Early Bitcoin

As Bitcoin started to gain popularity, it quickly picked up a bad reputation due to its focus on privacy and decentralized nature.

Regarding privacy, the difficulty to tie digital identities to the real world user posed issues in some situations.

On top of that, because Bitcoin is decentralized, there is no central entity or court to fix any mistakes within the blockchain.

If someone found your private key and stole your funds, no one else can give your stolen funds back to you.

Early Bitcoin was thus often the target of scandals, hacks, and illegal activity.

In the early stages of Bitcoin, there existed no exchange for trading between bitcoins and regular currencies.

In 2010, Jed McCaleb, turned his domain mtgox.com into a Bitcoin exchange website.

What was originally the Magic: The Gathering Online Exchange, where players of the online game Magic the Gathering Online traded cards like stocks, quickly became one of the largest bitcoin exchanges during the early stages of Bitcoin.

Keep in mind an issue with this exchange: it’s a central point of failure, and its popularity drew a lot of negative attention.

On June 19, 2011, it was discovered that a hacker was using a Mt. Gox auditor’s computer to siphon an abundance of bitcoins to themselves.

Mt. Gox was subsequently shut down for seven days to investigate the situation.

It received several lawsuits, some of which are still being disputed.

Despite this breach of security, people kept on using Mt. Gox.

For a while, it seemed like all was well.

By 2014, Mt. Gox was handling up to 70% of all Bitcoin transactions — way too much for what the infrastructure could handle.

In February 2014, Mt. Gox announced that it had lost 744,408 of its customers bitcoins in an ongoing theft that had gone unnoticed for years.

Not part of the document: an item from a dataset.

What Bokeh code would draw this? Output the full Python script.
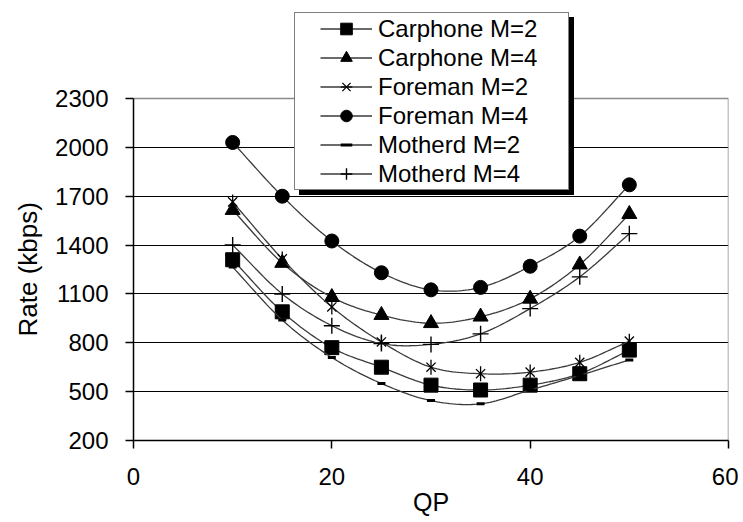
import math
from bokeh.plotting import figure
from bokeh.models import Legend, LegendItem, FixedTicker, Range1d, Title
from bokeh.embed import file_html
from bokeh.resources import INLINE

# ---- data ----
qp = [10, 15, 20, 25, 30, 35, 40, 45, 50]
carphone_m2 = [1310, 990, 770, 650, 540, 510, 540, 610, 755]
carphone_m4 = [1615, 1290, 1080, 970, 920, 960, 1070, 1280, 1590]
foreman_m2 = [1665, 1315, 1020, 805, 650, 610, 620, 680, 810]
foreman_m4 = [2030, 1700, 1425, 1230, 1125, 1140, 1270, 1455, 1770]
motherd_m2 = [1265, 940, 710, 550, 445, 425, 510, 600, 695]
motherd_m4 = [1400, 1100, 905, 795, 790, 855, 1010, 1205, 1470]
labels = ["Carphone M=2", "Carphone M=4", "Foreman M=2",
          "Foreman M=4", "Motherd M=2", "Motherd M=4"]
x_ticks = [0, 20, 40, 60]
y_ticks = [200, 500, 800, 1100, 1400, 1700, 2000, 2300]
grid_ticks = [500, 800, 1100, 1400, 1700, 2000]


def smooth(xs, ys, n=16):
    """Catmull-Rom curve through the data points (Excel-like smoothed line)."""
    px = [2 * xs[0] - xs[1]] + list(xs) + [2 * xs[-1] - xs[-2]]
    py = [2 * ys[0] - ys[1]] + list(ys) + [2 * ys[-1] - ys[-2]]
    ox, oy = [], []
    for i in range(1, len(px) - 2):
        for k in range(n):
            t = k / n
            t2, t3 = t * t, t * t * t
            for src, dst in ((px, ox), (py, oy)):
                p0, p1, p2, p3 = src[i - 1], src[i], src[i + 1], src[i + 2]
                dst.append(0.5 * ((2 * p1) + (-p0 + p2) * t +
                                  (2 * p0 - 5 * p1 + 4 * p2 - p3) * t2 +
                                  (-p0 + 3 * p1 - 3 * p2 + p3) * t3))
    ox.append(xs[-1])
    oy.append(ys[-1])
    return ox, oy


FONT = "Liberation Sans"

# plot area: axes 342 px tall for 200..2300; the frame is extended upward by
# 90 px so the legend (which sits above the axes box) is not clipped.
Y0, Y1 = y_ticks[0], y_ticks[-1]
AX_PX, EXTRA_PX = 342, 90
y_top = Y1 + (Y1 - Y0) * EXTRA_PX / AX_PX

p = figure(width=738, height=522, x_range=Range1d(x_ticks[0], x_ticks[-1]),
           y_range=Range1d(Y0, y_top),
           output_backend="svg", toolbar_location=None,
           min_border_left=133, min_border_right=10, min_border_top=8, min_border_bottom=82,
           background_fill_color="white", border_fill_color="white")

p.outline_line_color = None
p.xgrid.visible = False
p.ygrid.ticker = FixedTicker(ticks=grid_ticks)
p.ygrid.grid_line_color = "black"
p.ygrid.grid_line_width = 1.2

# gray border on top and right of the axes box
p.line([x_ticks[0], x_ticks[-1], x_ticks[-1]], [Y1, Y1, Y0],
       line_color="#8c8c8c", line_width=1.5)

p.xaxis.ticker = FixedTicker(ticks=x_ticks)
p.yaxis.ticker = FixedTicker(ticks=y_ticks)
p.yaxis.bounds = (Y0, Y1)
for ax in (p.xaxis[0], p.yaxis[0]):
    ax.axis_line_color = "black"
    ax.axis_line_width = 1.5
    ax.major_tick_line_color = "black"
    ax.major_tick_line_width = 1.5
    ax.major_tick_out = 8
    ax.major_tick_in = 0
    ax.minor_tick_out = 0
    ax.minor_tick_in = 0
    ax.major_label_text_font = FONT
    ax.major_label_text_font_size = "24px"
    ax.major_label_text_color = "black"
    ax.axis_label_text_font = FONT
    ax.axis_label_text_font_style = "normal"
    ax.axis_label_text_color = "black"

p.xaxis.axis_label = "QP"
p.xaxis.axis_label_text_font_size = "25px"
p.xaxis.major_label_standoff = 19
p.xaxis.axis_label_standoff = 0
p.yaxis.major_label_standoff = 17

# y-axis title, centred on the 200..2300 axis (not on the extended frame)
ytitle = Title(text="Rate (kbps)", align="left", offset=104, standoff=20,
               text_font=FONT, text_font_size="26px", text_font_style="normal",
               text_color="black")
p.add_layout(ytitle, "left")

series = [carphone_m2, carphone_m4, foreman_m2, foreman_m4, motherd_m2, motherd_m4]
# each marker is a list of (bokeh marker, size, line width, angle) parts
marker_parts = [
    [("square", 14, 1, 0)],
    [("triangle", 15, 1, 0)],
    [("x", 13, 1.3, 0), ("dash", 15, 1.3, math.pi / 2)],
    [("circle", 14, 1, 0)],
    [("dash", 8, 3, 0)],
    [("cross", 16, 1.4, 0)],
]

LINE_COLOR = "#3a3a3a"
items = []
for lab, ys, parts in zip(labels, series, marker_parts):
    sx, sy = smooth(qp, ys)
    rends = [p.line(sx, sy, line_color=LINE_COLOR, line_width=1.3)]
    for mk, sz, lw, ang in parts:
        rends.append(p.scatter(qp, ys, marker=mk, size=sz, angle=ang,
                               fill_color="black", line_color="black", line_width=lw))
    items.append(LegendItem(label=lab, renderers=rends))

# legend frame (shadow + white box), drawn as single-item legends
dummy = p.line(x=[], y=[], line_alpha=0)


def box_legend(loc, fill):
    return Legend(items=[LegendItem(label=" ", renderers=[dummy])], location=loc,
                  padding=0, spacing=0, margin=0, label_standoff=0,
                  glyph_width=260, glyph_height=176, label_height=176, label_width=13,
                  label_text_alpha=0, label_text_font_size="24px",
                  background_fill_color=fill, background_fill_alpha=1,
                  border_line_color="black", border_line_width=1.5)


p.add_layout(box_legend((166, 245), "black"), "center")
p.add_layout(box_legend((161, 250), "white"), "center")

legend = Legend(items=items, location=(187, 252), orientation="vertical",
                padding=0, spacing=0, margin=0,
                glyph_width=52, glyph_height=29, label_height=29, label_standoff=6,
                label_text_font=FONT, label_text_font_size="24px", label_text_color="black",
                background_fill_alpha=0, border_line_alpha=0)
p.add_layout(legend, "center")

open("out.html", "w").write(file_html(p, INLINE))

By the end of the month, Mt. Gox filed for bankruptcy.

[Bitcoin Drug Scandal] Meanwhile, in the depths of the dark web, Bitcoin was also used to purchase drugs.

In February 2011, the website Silk Road opened, quickly earning the reputation of the anonymous “eBay of Drugs.” It was led by a man named Ross Ulbricht.

Silk Road leveraged Tor, an anonymous networking protocol, and handled transactions using Bitcoin.

This combination made it difficult for users’ online identities to be linked back to their real life identities.

Because of this, drugs and the black market became the primary use case that came to mind when anyone mentioned Bitcoin.

Even to this day, Bitcoin is tainted with this association.

In October 2013, the FBI shut down Silk Road.

Ross Ulbricht was sentenced to life in jail, and the FBI seized upwards of 26,000 bitcoins, worth $3.6 million at the time.